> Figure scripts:

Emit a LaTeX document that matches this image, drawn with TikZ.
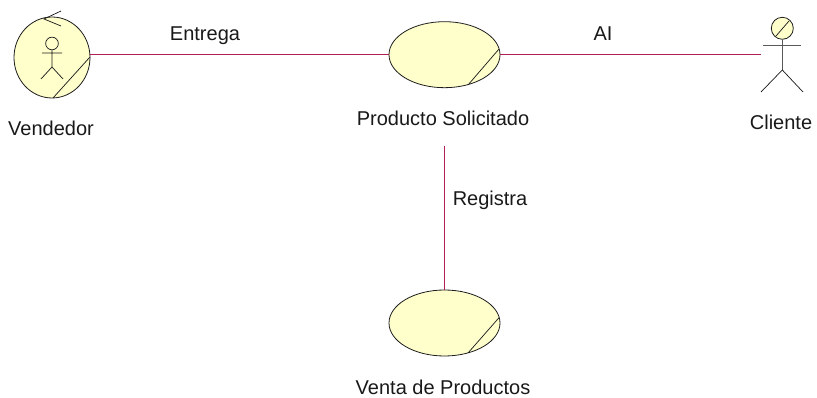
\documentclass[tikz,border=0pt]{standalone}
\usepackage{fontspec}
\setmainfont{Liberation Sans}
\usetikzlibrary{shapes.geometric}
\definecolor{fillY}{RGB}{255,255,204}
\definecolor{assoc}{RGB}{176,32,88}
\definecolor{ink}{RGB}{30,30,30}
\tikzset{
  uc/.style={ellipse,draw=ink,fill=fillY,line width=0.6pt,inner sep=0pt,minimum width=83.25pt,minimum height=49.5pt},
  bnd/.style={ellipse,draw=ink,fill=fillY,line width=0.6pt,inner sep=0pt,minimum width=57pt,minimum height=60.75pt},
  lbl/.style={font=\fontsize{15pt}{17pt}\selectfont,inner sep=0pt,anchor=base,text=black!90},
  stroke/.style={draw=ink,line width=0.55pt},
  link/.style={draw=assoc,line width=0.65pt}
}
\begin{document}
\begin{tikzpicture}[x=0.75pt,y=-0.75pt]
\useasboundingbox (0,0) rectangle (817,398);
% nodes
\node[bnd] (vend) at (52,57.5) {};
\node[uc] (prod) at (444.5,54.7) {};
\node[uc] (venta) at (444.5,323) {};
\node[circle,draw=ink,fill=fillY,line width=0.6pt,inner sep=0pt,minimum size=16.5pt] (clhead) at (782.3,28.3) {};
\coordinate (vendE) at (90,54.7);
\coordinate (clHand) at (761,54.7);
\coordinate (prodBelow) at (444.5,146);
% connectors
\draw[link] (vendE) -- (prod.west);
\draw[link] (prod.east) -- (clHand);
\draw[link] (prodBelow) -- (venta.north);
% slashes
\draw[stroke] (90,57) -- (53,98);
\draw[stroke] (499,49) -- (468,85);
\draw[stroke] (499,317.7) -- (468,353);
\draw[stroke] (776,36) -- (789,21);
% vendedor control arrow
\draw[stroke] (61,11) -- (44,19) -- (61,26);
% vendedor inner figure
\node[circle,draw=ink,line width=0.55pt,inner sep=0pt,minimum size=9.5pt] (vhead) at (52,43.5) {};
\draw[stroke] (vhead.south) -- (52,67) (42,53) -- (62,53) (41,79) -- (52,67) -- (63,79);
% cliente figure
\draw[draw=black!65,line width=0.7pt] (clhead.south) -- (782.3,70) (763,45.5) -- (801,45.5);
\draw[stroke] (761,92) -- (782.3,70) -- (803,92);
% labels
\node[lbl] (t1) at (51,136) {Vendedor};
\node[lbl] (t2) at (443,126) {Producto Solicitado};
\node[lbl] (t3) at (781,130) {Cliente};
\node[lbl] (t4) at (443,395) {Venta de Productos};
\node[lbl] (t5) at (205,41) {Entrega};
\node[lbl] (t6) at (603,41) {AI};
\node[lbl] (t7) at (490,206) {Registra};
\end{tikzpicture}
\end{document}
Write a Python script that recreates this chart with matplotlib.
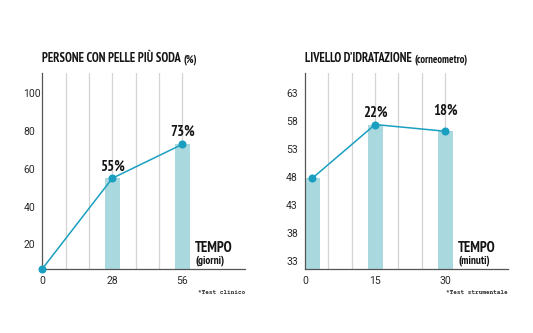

> WORK REQUIRED: Can you repeat every record above exactly, apart from the pictures?

> THE COMPLETED TASK:
Emit a LaTeX document that matches this image, drawn with TikZ.
\documentclass[tikz,border=0pt]{standalone}
\usepackage{fontspec}
\setmainfont{Liberation Sans}
\usetikzlibrary{shapes.geometric}
\definecolor{fillY}{RGB}{255,255,204}
\definecolor{assoc}{RGB}{176,32,88}
\definecolor{ink}{RGB}{30,30,30}
\tikzset{
  uc/.style={ellipse,draw=ink,fill=fillY,line width=0.6pt,inner sep=0pt,minimum width=83.25pt,minimum height=49.5pt},
  bnd/.style={ellipse,draw=ink,fill=fillY,line width=0.6pt,inner sep=0pt,minimum width=57pt,minimum height=60.75pt},
  lbl/.style={font=\fontsize{15pt}{17pt}\selectfont,inner sep=0pt,anchor=base,text=black!90},
  stroke/.style={draw=ink,line width=0.55pt},
  link/.style={draw=assoc,line width=0.65pt}
}
\begin{document}
\begin{tikzpicture}[x=0.75pt,y=-0.75pt]
\useasboundingbox (0,0) rectangle (817,398);
% nodes
\node[bnd] (vend) at (52,57.5) {};
\node[uc] (prod) at (444.5,54.7) {};
\node[uc] (venta) at (444.5,323) {};
\node[circle,draw=ink,fill=fillY,line width=0.6pt,inner sep=0pt,minimum size=16.5pt] (clhead) at (782.3,28.3) {};
\coordinate (vendE) at (90,54.7);
\coordinate (clHand) at (761,54.7);
\coordinate (prodBelow) at (444.5,146);
% connectors
\draw[link] (vendE) -- (prod.west);
\draw[link] (prod.east) -- (clHand);
\draw[link] (prodBelow) -- (venta.north);
% slashes
\draw[stroke] (90,57) -- (53,98);
\draw[stroke] (499,49) -- (468,85);
\draw[stroke] (499,317.7) -- (468,353);
\draw[stroke] (776,36) -- (789,21);
% vendedor control arrow
\draw[stroke] (61,11) -- (44,19) -- (61,26);
% vendedor inner figure
\node[circle,draw=ink,line width=0.55pt,inner sep=0pt,minimum size=9.5pt] (vhead) at (52,43.5) {};
\draw[stroke] (vhead.south) -- (52,67) (42,53) -- (62,53) (41,79) -- (52,67) -- (63,79);
% cliente figure
\draw[draw=black!65,line width=0.7pt] (clhead.south) -- (782.3,70) (763,45.5) -- (801,45.5);
\draw[stroke] (761,92) -- (782.3,70) -- (803,92);
% labels
\node[lbl] (t1) at (51,136) {Vendedor};
\node[lbl] (t2) at (443,126) {Producto Solicitado};
\node[lbl] (t3) at (781,130) {Cliente};
\node[lbl] (t4) at (443,395) {Venta de Productos};
\node[lbl] (t5) at (205,41) {Entrega};
\node[lbl] (t6) at (603,41) {AI};
\node[lbl] (t7) at (490,206) {Registra};
\end{tikzpicture}
\end{document}
Write a Python script that recreates this chart with matplotlib.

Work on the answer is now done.